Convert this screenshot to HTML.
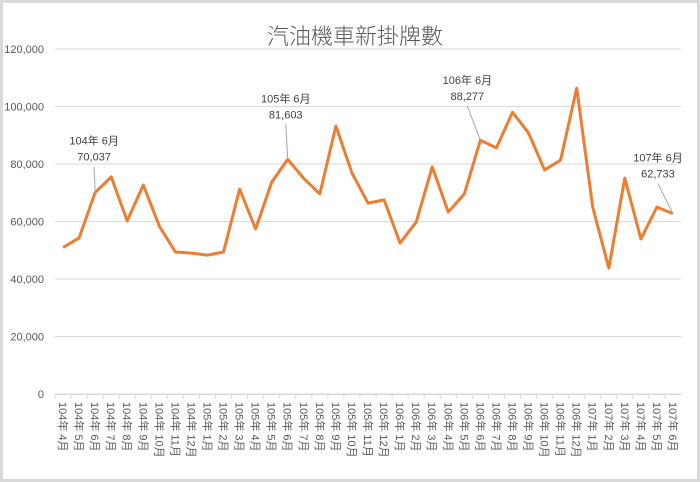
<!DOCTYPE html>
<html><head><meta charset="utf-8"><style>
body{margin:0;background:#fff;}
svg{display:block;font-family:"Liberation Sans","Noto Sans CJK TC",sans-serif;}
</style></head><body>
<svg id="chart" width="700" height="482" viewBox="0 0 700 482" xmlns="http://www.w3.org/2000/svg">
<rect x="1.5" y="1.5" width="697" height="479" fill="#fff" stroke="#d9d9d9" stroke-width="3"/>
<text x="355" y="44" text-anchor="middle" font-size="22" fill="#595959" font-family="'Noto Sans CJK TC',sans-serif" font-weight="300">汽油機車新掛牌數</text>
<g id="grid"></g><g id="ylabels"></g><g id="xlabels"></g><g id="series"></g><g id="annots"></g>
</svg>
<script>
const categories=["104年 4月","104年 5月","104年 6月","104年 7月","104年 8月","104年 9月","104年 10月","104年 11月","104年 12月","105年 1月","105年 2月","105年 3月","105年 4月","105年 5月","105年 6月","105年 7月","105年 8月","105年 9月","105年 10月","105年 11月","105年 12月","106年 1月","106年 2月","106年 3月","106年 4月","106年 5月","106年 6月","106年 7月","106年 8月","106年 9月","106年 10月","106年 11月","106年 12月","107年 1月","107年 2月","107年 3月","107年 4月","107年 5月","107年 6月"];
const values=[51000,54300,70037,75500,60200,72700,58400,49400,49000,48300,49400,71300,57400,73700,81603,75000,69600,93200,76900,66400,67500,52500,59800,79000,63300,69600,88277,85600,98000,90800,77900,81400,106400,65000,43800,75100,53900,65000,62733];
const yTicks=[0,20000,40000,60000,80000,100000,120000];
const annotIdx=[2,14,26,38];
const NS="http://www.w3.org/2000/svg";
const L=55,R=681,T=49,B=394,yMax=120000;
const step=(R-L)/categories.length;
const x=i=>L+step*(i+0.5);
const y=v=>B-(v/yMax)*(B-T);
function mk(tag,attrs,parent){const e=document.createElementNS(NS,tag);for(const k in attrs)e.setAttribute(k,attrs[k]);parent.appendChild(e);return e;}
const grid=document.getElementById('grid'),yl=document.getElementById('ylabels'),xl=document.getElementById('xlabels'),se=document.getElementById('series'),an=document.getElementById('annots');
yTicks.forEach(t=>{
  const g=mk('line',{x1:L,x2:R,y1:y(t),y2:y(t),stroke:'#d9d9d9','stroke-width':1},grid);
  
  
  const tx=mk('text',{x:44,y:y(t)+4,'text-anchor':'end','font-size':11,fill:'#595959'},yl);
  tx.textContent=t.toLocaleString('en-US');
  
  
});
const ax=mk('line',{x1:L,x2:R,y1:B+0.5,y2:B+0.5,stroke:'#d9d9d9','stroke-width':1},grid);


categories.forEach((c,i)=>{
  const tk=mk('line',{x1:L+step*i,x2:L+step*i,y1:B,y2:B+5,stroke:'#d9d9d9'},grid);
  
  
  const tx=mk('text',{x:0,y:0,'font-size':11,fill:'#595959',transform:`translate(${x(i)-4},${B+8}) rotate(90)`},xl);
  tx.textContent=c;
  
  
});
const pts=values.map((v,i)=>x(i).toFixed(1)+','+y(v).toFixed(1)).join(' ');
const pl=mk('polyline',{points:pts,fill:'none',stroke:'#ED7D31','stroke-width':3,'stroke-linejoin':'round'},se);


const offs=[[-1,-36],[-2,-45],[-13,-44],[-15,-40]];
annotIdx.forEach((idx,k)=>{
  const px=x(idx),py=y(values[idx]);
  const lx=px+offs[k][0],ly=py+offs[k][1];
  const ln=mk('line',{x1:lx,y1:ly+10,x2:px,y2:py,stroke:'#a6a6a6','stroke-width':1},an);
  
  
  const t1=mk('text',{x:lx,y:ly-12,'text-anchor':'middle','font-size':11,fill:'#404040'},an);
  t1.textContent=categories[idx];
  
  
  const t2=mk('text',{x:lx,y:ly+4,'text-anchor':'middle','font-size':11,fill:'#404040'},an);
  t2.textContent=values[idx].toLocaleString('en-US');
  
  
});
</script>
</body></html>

§

Reproduce the material in its entirety and word for word, without the pictures.

▸ Answer to this exercise:
Convert this screenshot to HTML.
<!DOCTYPE html>
<html><head><meta charset="utf-8"><style>
body{margin:0;background:#fff;}
svg{display:block;font-family:"Liberation Sans","Noto Sans CJK TC",sans-serif;}
</style></head><body>
<svg id="chart" width="700" height="482" viewBox="0 0 700 482" xmlns="http://www.w3.org/2000/svg">
<rect x="1.5" y="1.5" width="697" height="479" fill="#fff" stroke="#d9d9d9" stroke-width="3"/>
<text x="355" y="44" text-anchor="middle" font-size="22" fill="#595959" font-family="'Noto Sans CJK TC',sans-serif" font-weight="300">汽油機車新掛牌數</text>
<g id="grid"></g><g id="ylabels"></g><g id="xlabels"></g><g id="series"></g><g id="annots"></g>
</svg>
<script>
const categories=["104年 4月","104年 5月","104年 6月","104年 7月","104年 8月","104年 9月","104年 10月","104年 11月","104年 12月","105年 1月","105年 2月","105年 3月","105年 4月","105年 5月","105年 6月","105年 7月","105年 8月","105年 9月","105年 10月","105年 11月","105年 12月","106年 1月","106年 2月","106年 3月","106年 4月","106年 5月","106年 6月","106年 7月","106年 8月","106年 9月","106年 10月","106年 11月","106年 12月","107年 1月","107年 2月","107年 3月","107年 4月","107年 5月","107年 6月"];
const values=[51000,54300,70037,75500,60200,72700,58400,49400,49000,48300,49400,71300,57400,73700,81603,75000,69600,93200,76900,66400,67500,52500,59800,79000,63300,69600,88277,85600,98000,90800,77900,81400,106400,65000,43800,75100,53900,65000,62733];
const yTicks=[0,20000,40000,60000,80000,100000,120000];
const annotIdx=[2,14,26,38];
const NS="http://www.w3.org/2000/svg";
const L=55,R=681,T=49,B=394,yMax=120000;
const step=(R-L)/categories.length;
const x=i=>L+step*(i+0.5);
const y=v=>B-(v/yMax)*(B-T);
function mk(tag,attrs,parent){const e=document.createElementNS(NS,tag);for(const k in attrs)e.setAttribute(k,attrs[k]);parent.appendChild(e);return e;}
const grid=document.getElementById('grid'),yl=document.getElementById('ylabels'),xl=document.getElementById('xlabels'),se=document.getElementById('series'),an=document.getElementById('annots');
yTicks.forEach(t=>{
  const g=mk('line',{x1:L,x2:R,y1:y(t),y2:y(t),stroke:'#d9d9d9','stroke-width':1},grid);
  
  
  const tx=mk('text',{x:44,y:y(t)+4,'text-anchor':'end','font-size':11,fill:'#595959'},yl);
  tx.textContent=t.toLocaleString('en-US');
  
  
});
const ax=mk('line',{x1:L,x2:R,y1:B+0.5,y2:B+0.5,stroke:'#d9d9d9','stroke-width':1},grid);


categories.forEach((c,i)=>{
  const tk=mk('line',{x1:L+step*i,x2:L+step*i,y1:B,y2:B+5,stroke:'#d9d9d9'},grid);
  
  
  const tx=mk('text',{x:0,y:0,'font-size':11,fill:'#595959',transform:`translate(${x(i)-4},${B+8}) rotate(90)`},xl);
  tx.textContent=c;
  
  
});
const pts=values.map((v,i)=>x(i).toFixed(1)+','+y(v).toFixed(1)).join(' ');
const pl=mk('polyline',{points:pts,fill:'none',stroke:'#ED7D31','stroke-width':3,'stroke-linejoin':'round'},se);


const offs=[[-1,-36],[-2,-45],[-13,-44],[-15,-40]];
annotIdx.forEach((idx,k)=>{
  const px=x(idx),py=y(values[idx]);
  const lx=px+offs[k][0],ly=py+offs[k][1];
  const ln=mk('line',{x1:lx,y1:ly+10,x2:px,y2:py,stroke:'#a6a6a6','stroke-width':1},an);
  
  
  const t1=mk('text',{x:lx,y:ly-12,'text-anchor':'middle','font-size':11,fill:'#404040'},an);
  t1.textContent=categories[idx];
  
  
  const t2=mk('text',{x:lx,y:ly+4,'text-anchor':'middle','font-size':11,fill:'#404040'},an);
  t2.textContent=values[idx].toLocaleString('en-US');
  
  
});
</script>
</body></html>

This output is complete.